● Objective
Filter the data below for the string "Write" and copy each matching line.

● Data listing
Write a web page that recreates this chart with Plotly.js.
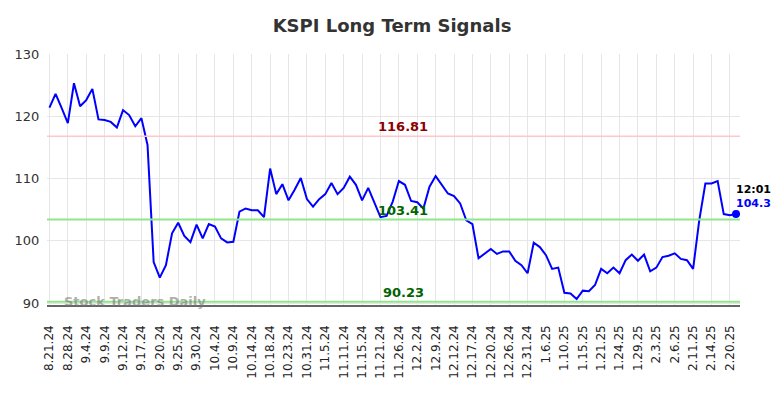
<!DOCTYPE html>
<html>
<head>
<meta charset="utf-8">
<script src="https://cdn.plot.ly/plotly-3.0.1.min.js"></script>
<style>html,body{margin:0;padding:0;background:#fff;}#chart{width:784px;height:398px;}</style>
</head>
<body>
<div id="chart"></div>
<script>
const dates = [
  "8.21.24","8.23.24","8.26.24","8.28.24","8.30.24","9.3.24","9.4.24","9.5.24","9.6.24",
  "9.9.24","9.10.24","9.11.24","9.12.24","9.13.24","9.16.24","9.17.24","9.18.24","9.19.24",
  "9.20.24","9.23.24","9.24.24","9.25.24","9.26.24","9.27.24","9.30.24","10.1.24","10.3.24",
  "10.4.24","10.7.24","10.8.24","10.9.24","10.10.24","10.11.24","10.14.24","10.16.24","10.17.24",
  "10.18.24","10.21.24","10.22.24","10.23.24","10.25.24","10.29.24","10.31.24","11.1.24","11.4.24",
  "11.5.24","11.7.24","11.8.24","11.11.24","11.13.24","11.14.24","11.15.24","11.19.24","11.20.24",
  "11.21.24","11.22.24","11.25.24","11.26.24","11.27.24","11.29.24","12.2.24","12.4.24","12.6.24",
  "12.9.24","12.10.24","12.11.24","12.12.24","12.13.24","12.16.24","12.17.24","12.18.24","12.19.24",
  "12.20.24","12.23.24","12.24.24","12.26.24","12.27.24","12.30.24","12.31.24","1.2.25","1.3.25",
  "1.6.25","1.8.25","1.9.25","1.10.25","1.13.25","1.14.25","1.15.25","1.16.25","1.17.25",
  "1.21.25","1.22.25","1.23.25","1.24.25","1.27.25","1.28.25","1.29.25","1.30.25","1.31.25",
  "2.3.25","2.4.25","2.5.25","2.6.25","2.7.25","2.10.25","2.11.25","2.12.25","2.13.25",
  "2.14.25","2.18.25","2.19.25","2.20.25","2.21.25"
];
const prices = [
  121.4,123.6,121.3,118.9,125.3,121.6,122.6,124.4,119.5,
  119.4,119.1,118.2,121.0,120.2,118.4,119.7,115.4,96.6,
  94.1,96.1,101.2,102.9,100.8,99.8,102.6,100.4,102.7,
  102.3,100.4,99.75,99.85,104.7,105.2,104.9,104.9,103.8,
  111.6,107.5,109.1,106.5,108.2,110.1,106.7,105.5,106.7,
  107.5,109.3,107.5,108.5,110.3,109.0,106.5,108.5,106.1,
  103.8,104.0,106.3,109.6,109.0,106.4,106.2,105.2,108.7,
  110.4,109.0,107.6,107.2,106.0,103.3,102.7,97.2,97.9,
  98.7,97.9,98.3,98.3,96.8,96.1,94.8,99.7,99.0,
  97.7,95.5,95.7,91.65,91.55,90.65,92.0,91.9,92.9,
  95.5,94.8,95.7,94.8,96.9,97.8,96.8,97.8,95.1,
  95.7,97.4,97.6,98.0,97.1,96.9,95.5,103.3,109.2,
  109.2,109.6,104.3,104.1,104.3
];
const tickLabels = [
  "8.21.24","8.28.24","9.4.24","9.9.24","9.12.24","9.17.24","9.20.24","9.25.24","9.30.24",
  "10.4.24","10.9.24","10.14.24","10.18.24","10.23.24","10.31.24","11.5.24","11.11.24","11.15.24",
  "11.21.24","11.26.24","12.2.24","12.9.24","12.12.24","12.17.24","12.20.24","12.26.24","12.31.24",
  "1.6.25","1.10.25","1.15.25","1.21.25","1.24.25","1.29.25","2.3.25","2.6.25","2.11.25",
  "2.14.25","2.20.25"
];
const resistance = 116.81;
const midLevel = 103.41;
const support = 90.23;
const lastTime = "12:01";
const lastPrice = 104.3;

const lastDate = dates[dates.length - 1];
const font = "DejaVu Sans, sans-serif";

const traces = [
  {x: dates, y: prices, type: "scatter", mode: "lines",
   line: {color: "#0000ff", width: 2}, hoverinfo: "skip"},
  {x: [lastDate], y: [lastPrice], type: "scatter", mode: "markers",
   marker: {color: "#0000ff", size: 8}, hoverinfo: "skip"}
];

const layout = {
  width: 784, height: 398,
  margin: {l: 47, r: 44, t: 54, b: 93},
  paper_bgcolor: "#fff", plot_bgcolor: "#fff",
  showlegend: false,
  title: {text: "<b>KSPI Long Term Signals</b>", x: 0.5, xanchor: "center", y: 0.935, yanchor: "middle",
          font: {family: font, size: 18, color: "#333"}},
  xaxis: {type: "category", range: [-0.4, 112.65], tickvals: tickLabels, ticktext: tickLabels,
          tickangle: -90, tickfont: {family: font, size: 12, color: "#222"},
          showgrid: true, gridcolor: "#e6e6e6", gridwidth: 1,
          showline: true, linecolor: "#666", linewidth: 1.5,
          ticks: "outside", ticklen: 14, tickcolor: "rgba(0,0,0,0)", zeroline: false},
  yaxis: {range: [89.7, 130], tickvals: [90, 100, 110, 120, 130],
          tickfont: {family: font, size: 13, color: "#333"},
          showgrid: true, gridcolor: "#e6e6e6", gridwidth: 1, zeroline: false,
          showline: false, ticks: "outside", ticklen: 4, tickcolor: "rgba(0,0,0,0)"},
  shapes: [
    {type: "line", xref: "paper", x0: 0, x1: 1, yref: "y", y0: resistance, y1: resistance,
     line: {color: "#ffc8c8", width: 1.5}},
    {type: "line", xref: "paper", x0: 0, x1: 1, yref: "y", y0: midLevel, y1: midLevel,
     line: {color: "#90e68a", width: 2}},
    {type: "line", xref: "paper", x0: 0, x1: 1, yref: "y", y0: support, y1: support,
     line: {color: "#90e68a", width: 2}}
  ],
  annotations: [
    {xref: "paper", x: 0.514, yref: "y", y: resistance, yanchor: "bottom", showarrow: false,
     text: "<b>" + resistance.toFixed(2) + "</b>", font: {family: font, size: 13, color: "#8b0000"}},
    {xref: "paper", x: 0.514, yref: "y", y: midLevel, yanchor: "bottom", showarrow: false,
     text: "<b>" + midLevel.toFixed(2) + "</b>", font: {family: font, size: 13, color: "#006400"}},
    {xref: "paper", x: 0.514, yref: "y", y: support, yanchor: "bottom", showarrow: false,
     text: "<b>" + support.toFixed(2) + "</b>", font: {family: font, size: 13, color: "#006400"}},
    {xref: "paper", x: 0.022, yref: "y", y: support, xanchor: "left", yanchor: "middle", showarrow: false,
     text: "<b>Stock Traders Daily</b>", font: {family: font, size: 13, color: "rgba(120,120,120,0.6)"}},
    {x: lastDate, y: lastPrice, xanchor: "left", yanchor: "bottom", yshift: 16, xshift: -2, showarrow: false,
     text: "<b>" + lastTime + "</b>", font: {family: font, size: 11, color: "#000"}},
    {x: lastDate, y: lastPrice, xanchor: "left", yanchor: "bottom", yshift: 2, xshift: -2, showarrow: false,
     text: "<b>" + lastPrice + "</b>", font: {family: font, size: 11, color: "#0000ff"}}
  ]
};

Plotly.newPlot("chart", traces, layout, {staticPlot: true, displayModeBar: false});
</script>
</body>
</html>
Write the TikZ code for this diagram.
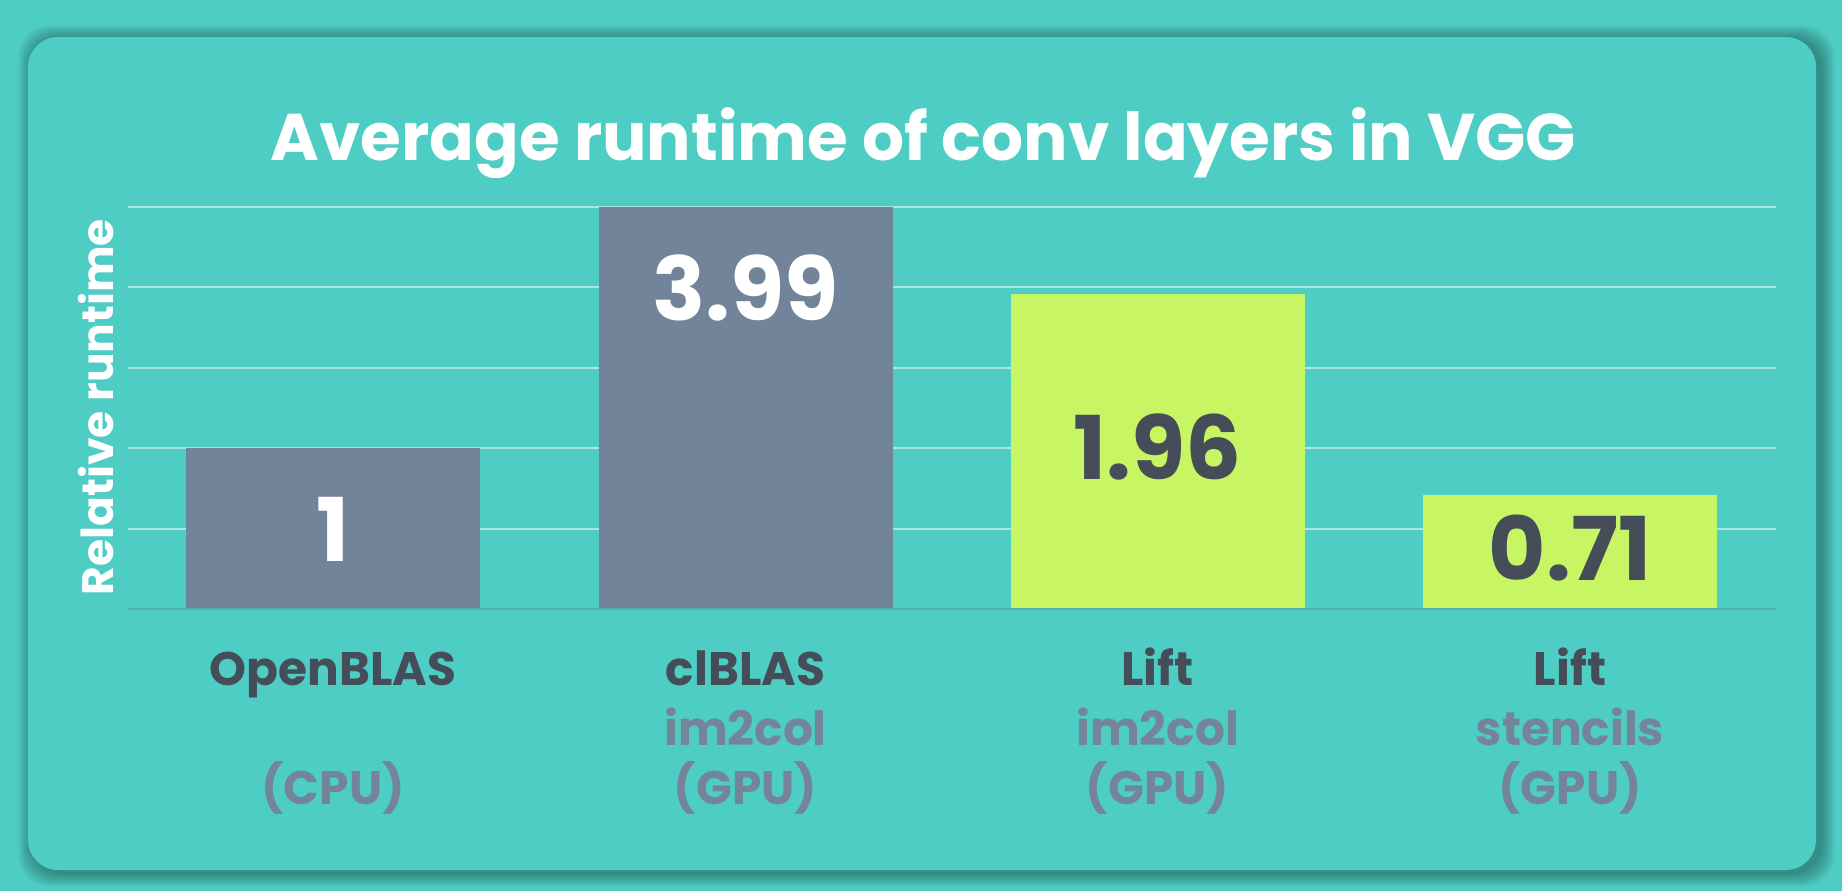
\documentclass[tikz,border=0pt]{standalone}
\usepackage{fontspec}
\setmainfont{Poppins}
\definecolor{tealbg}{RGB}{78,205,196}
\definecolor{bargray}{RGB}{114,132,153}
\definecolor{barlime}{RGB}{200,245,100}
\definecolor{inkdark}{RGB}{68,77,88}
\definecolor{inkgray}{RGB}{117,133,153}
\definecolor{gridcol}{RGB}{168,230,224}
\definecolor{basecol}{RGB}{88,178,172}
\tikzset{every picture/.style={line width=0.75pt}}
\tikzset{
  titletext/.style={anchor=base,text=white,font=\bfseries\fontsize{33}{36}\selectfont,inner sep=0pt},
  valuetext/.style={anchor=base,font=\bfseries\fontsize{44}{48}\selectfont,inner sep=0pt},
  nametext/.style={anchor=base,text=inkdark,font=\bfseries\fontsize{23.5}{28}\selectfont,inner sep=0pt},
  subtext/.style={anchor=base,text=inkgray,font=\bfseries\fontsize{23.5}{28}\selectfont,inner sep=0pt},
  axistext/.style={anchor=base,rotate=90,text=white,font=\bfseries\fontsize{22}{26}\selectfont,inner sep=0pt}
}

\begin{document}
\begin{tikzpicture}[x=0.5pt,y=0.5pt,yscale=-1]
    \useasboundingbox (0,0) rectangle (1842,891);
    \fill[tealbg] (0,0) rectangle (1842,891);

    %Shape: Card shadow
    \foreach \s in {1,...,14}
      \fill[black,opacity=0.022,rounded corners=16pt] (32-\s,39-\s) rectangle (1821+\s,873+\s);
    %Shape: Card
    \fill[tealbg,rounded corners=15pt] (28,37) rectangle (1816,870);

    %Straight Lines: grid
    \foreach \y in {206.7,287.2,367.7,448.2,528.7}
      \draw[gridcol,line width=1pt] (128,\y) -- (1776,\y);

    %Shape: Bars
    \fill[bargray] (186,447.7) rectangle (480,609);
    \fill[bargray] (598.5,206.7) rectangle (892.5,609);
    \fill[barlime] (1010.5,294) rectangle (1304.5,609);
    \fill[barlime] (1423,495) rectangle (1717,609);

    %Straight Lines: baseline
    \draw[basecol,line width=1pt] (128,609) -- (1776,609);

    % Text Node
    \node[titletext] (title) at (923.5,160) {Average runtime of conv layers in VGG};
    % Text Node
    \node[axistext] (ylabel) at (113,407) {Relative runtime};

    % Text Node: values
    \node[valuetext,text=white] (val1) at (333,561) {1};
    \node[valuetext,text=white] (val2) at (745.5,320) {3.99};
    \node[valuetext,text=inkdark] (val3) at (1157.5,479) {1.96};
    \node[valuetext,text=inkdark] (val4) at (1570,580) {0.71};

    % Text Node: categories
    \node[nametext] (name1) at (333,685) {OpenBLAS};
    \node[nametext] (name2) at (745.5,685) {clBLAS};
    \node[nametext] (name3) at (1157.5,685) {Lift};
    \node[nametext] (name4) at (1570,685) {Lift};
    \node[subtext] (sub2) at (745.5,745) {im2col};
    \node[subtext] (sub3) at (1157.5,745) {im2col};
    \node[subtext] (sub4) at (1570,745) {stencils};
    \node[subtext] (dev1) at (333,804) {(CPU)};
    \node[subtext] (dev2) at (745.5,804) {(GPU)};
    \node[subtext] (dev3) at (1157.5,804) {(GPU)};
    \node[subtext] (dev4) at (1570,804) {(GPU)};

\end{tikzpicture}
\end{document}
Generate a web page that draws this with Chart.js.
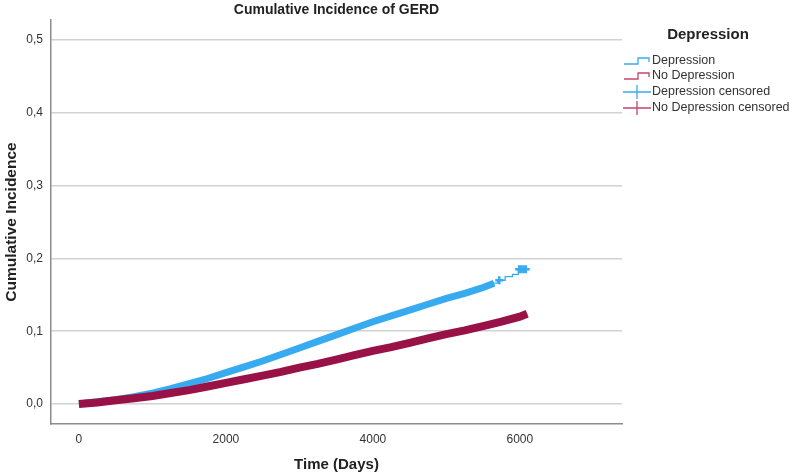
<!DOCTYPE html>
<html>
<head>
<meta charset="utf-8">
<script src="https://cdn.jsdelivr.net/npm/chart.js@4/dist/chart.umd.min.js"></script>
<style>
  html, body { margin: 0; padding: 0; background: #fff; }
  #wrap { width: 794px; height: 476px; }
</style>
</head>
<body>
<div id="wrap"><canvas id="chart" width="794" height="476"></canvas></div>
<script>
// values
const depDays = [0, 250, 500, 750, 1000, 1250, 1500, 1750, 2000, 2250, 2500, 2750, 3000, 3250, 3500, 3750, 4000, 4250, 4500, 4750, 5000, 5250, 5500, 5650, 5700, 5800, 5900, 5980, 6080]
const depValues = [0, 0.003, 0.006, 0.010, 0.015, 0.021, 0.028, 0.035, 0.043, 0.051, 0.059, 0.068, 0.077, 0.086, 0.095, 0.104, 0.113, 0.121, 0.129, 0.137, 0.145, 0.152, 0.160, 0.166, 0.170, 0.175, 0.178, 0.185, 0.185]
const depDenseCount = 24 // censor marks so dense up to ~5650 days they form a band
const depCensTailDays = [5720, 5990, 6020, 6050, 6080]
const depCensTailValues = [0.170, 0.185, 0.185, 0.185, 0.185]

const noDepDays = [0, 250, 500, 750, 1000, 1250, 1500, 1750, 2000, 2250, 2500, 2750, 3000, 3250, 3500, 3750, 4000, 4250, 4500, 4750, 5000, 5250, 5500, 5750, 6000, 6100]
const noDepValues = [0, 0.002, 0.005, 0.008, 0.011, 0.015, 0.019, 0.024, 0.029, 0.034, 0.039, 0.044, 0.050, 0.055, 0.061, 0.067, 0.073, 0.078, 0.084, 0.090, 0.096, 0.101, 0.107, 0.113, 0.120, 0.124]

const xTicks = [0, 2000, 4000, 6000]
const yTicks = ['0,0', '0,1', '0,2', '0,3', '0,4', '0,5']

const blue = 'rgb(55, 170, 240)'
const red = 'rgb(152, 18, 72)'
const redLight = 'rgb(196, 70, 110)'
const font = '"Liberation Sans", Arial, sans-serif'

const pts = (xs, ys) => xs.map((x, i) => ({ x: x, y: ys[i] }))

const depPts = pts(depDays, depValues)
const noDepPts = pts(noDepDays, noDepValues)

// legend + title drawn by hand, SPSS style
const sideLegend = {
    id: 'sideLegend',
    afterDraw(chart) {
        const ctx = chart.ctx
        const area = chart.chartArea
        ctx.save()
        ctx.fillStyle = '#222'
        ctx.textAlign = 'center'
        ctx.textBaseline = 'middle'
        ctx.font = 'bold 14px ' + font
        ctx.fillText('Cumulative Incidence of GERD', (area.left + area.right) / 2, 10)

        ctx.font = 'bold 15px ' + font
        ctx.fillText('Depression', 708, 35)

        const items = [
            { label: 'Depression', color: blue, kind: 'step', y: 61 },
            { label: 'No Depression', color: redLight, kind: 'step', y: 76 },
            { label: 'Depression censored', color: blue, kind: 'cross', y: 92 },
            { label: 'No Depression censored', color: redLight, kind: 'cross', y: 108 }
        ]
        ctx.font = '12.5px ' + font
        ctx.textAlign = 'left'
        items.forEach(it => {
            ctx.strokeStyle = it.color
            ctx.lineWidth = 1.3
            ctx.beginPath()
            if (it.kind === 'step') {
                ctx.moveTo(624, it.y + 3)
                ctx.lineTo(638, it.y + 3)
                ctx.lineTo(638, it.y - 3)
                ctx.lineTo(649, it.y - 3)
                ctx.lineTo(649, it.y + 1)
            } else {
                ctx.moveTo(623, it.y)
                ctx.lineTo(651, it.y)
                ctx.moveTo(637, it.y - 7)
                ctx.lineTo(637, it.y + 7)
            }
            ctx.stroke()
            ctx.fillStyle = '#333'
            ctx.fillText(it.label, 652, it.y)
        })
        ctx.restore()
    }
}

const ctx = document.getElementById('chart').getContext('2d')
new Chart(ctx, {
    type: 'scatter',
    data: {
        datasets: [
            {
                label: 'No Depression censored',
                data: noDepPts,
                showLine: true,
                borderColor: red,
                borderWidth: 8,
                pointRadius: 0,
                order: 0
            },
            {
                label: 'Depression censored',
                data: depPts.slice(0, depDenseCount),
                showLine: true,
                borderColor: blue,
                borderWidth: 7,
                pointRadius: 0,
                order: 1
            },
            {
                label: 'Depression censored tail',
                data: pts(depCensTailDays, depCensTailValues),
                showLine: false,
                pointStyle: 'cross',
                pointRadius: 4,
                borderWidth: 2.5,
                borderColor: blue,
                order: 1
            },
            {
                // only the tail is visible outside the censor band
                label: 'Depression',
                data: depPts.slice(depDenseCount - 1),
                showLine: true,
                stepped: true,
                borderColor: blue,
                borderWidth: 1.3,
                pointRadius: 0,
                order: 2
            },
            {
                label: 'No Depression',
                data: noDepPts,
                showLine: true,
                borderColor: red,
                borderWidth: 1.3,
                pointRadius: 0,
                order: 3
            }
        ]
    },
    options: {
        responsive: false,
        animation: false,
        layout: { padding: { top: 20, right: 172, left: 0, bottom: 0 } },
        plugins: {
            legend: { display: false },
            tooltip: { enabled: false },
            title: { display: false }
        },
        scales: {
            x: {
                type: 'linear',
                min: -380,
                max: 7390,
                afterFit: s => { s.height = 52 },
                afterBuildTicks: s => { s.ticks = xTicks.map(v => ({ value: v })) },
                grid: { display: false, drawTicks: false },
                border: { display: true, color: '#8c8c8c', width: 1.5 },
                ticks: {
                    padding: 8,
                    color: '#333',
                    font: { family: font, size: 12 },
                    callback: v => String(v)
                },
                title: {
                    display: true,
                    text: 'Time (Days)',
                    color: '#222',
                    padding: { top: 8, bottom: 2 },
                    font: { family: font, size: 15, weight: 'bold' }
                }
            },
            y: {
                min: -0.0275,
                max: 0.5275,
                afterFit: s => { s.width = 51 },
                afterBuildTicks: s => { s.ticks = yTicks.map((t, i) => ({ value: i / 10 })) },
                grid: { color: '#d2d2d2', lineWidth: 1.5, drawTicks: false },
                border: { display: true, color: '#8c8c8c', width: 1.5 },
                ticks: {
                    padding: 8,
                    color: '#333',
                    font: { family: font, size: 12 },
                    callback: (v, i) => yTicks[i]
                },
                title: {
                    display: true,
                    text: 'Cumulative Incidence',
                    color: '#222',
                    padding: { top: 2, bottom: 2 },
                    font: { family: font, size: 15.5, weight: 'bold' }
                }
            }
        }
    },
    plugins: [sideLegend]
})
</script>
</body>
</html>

● Exercise answer
Write a web page that recreates this chart with Plotly.js.
Write the TikZ code for this diagram.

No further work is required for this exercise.